A high court in India has received a petition that aims to have digital currency exchanges include a standardized disclaimer that warns investors against the typical risks that are associated with this industry. The rule also mentioned that the disclaimer should cover at least 80% of the screen.
The Delhi High Court is of the opinion that ads on TV and other media are currently misleading.
Judges like DN Patel and Jyoti Singh looked for responses from the top three most important exchanges in the country – WazirX, CoinDCX, and Coinswitch Kuber.

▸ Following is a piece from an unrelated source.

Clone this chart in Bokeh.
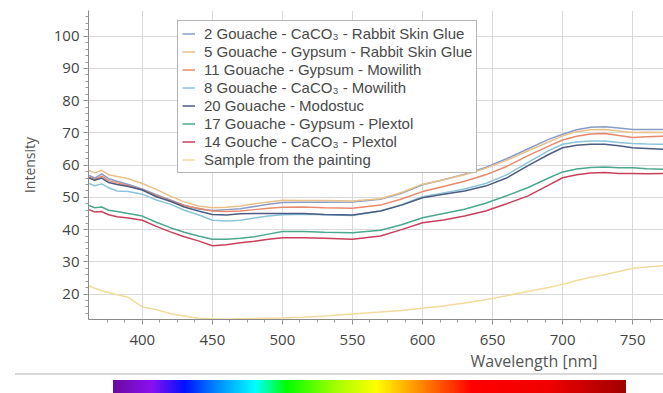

It also notified the Ministry of Information and Broadcasting and the Securities and Exchange Board of India.
The petition was sent by two lawyers, Vikash Kumar and Ayush Shukla.

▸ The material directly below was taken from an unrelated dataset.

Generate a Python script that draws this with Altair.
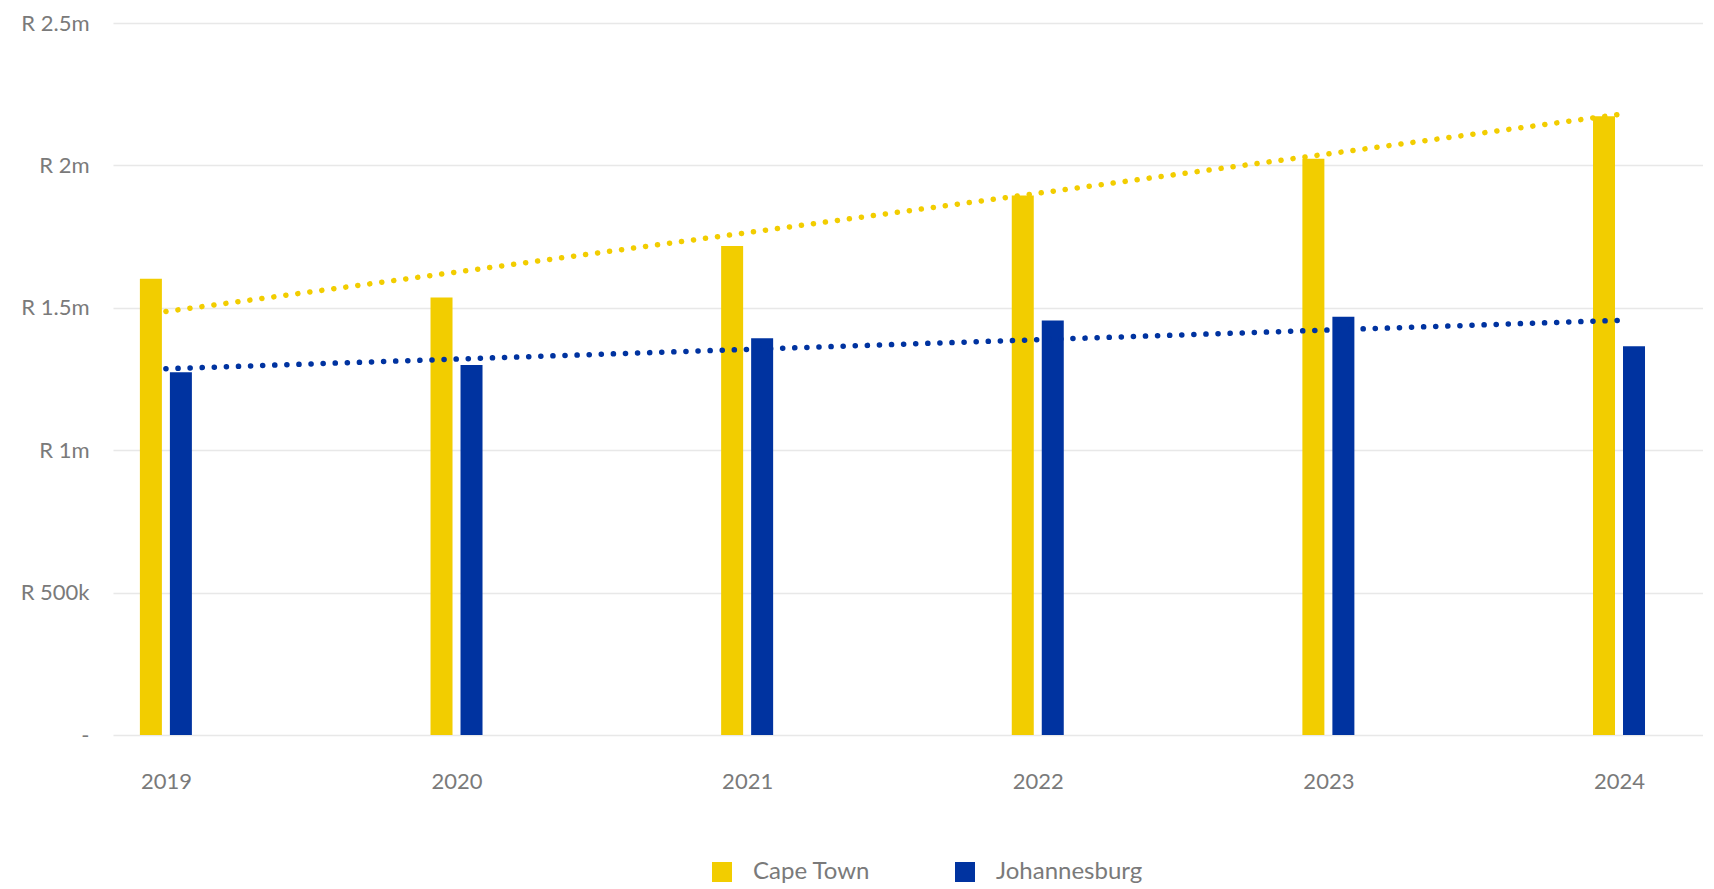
import altair as alt
import pandas as pd

years = [2019, 2020, 2021, 2022, 2023, 2024]
cities = ["Cape Town", "Johannesburg"]
cape_town = [1602000, 1536000, 1717000, 1894000, 2023000, 2173000]
johannesburg = [1274000, 1299000, 1393000, 1455000, 1469000, 1365000]

trend_years = [2019, 2024]
cape_trend = [1487000, 2179000]
jhb_trend = [1286000, 1456000]

y_ticks = [0, 500000, 1000000, 1500000, 2000000, 2500000]

colors = ["#F2CD00", "#0033A0"]
text_color = "#7a7a7a"
font = "Lato"

rows = []
for i, yr in enumerate(years):
    rows.append({"year": yr, "city": cities[0], "value": cape_town[i]})
    rows.append({"year": yr, "city": cities[1], "value": johannesburg[i]})
df = pd.DataFrame(rows)

trend_ct = pd.DataFrame({"year": trend_years, "value": cape_trend})
trend_jhb = pd.DataFrame({"year": trend_years, "value": jhb_trend})

x_scale = alt.Scale(domain=[2018.818, 2024.289], nice=False, zero=False, padding=0)
y_scale = alt.Scale(domain=[0, 2500000], nice=False, padding=0)

x_axis = alt.Axis(
    values=years, format="d", grid=False, domain=False, ticks=False,
    labelPadding=36, labelFontSize=22, labelColor=text_color, labelFont=font,
    labelFlush=False, title=None,
)
y_axis = alt.Axis(
    values=y_ticks, grid=True, gridColor="#e8e8e8", gridWidth=1.5,
    domain=False, ticks=False, labelPadding=24, labelFontSize=22,
    labelColor=text_color, labelFont=font, title=None,
    labelExpr="datum.value == 0 ? '-' : (datum.value >= 1000000 ? 'R ' + (datum.value/1000000) + 'm' : 'R ' + (datum.value/1000) + 'k')",
)

legend = alt.Legend(
    orient="none", legendX=597, legendY=837, direction="horizontal",
    title=None, symbolType="square", symbolSize=400, symbolStrokeWidth=0,
    labelFontSize=24, labelColor=text_color, labelFont=font,
    labelOffset=19, columnPadding=82, padding=0,
)

color = alt.Color("city:N", scale=alt.Scale(domain=cities, range=colors), legend=legend)

base = alt.Chart(df).encode(
    x=alt.X("year:Q", scale=x_scale, axis=x_axis),
    y=alt.Y("value:Q", scale=y_scale, axis=y_axis),
    color=color,
)

bars_ct = base.transform_filter(alt.datum.city == "Cape Town").mark_bar(size=22, xOffset=-15)
bars_jhb = base.transform_filter(alt.datum.city == "Johannesburg").mark_bar(size=22, xOffset=15)

line_ct = alt.Chart(trend_ct).mark_line(
    strokeDash=[0.1, 12], strokeCap="round", strokeWidth=5.5, color=colors[0]
).encode(x=alt.X("year:Q", scale=x_scale), y=alt.Y("value:Q", scale=y_scale))

line_jhb = alt.Chart(trend_jhb).mark_line(
    strokeDash=[0.1, 12], strokeCap="round", strokeWidth=5.5, color=colors[1]
).encode(x=alt.X("year:Q", scale=x_scale), y=alt.Y("value:Q", scale=y_scale))

chart = alt.layer(bars_ct, bars_jhb, line_ct, line_jhb).properties(
    width=1590,
    height=712,
    autosize=alt.AutoSizeParams(type="none"),
    padding={"left": 105, "top": 15, "right": 0, "bottom": 148},
).configure_view(strokeWidth=0)

chart.save("out.html", embed_options={"renderer": "svg", "actions": False})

Among the requests of the petition is to have the disclaimer read slowly, lasting at least five seconds.
The two lawyers claim that exchanges run intriguing ads with the hope of attracting investors, but the ads fail to mention that digital currencies also come with risks.
According to the two lawyers, “an ordinary retail investor who views the audio-visual advertisement on television run by the firms involved on a regular basis, as well as on online websites like YouTube, may suffer immense losses as a result thereof.”
The head of communications at CoinDCX, Ramalingam Subramanian, has declared that exchanges in the country don’t have any issues with the requests as they also wish to offer protection to their users.
He declared: “While regulations, a constant demand from the industry, will cater to the advertising guidelines, adding disclaimers to all our advertisements that go on air has been a part of our self-regulatory framework. We are committed to safe and compliant measures needed for mass adoption of crypto assets and are willing to adhere to all measures that increase investor protection.”